One rhino will travel from New Zealand and the other from Canberra.
The zoo has launched a fundraising campaign, The Great Grampians Rhino Rumble, to raise $250,000 to build a new enclosure and transport the animals.
Campaign spokeswoman Loretta Wylde said the rhino program had been three years in the making for the zoo.
“We’ve been negotiating with other international zoos as part of an endangered animal breeding program,” she said.
“The zoo will receive two male rhinos to start a breeding herd and once a genetically suitable female becomes available, the zoo will receive her as well to start the process.”
Ms Wylde said transporting the rhinos to the zoo and housing them was going to be a big task.
“We need as much help as we can get to get them to the Grampians,” she said.

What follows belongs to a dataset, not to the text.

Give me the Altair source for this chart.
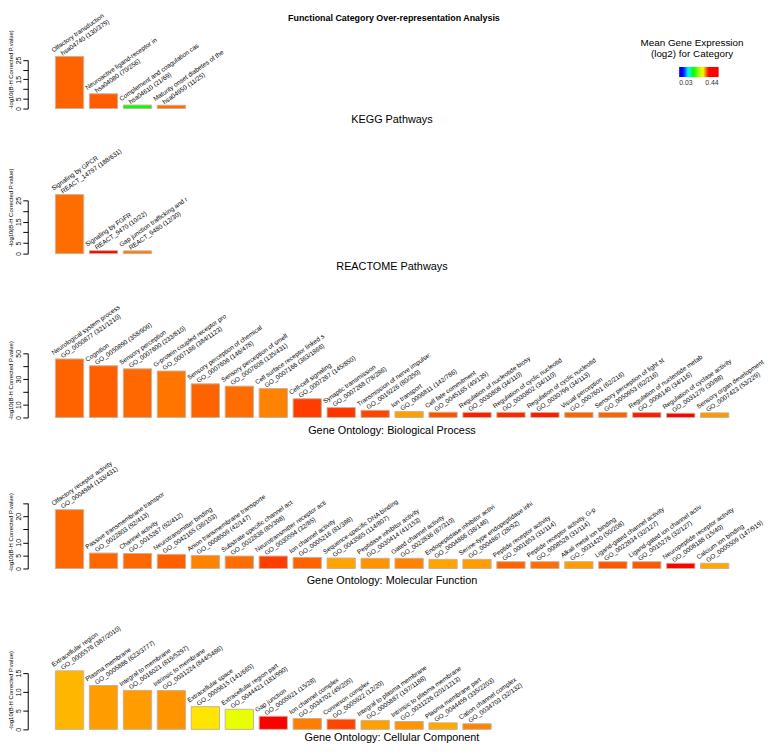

Ms Wylde said the rhino from New Zealand would be flown to Australia, while the one in Canberra would be transported by road.
“It will be a big process – the one from New Zealand will need to spend six months in quarantine at a wildlife reserve in NSW first,” she said.
“They will then need to be introduced to each other – they are very social animals, that’s why we needed to get a minimum of two males.”
Ms Wylde said rhinos needed enclosures that were large and had certain features, like wallows and specific plants.
She said the zoo launched its official online crowdfunding campaign on Tuesday.
“We hope that with this first stage of fundraising we can raise $25,000,” she said.
Stage one of the funding will pay for animal transport costs and quarantine services, earthworks and fencing.
Stage two will include a shelter shed and wallow and stage three will include landscaping works.
“There will also be more fundraising events in the future and the community has already been very generous with donating prizes,” Ms Wylde said.
“The zoo is much loved by people in the region.”
She said people could go to chuffed.org/project/rhino-rumble to donate.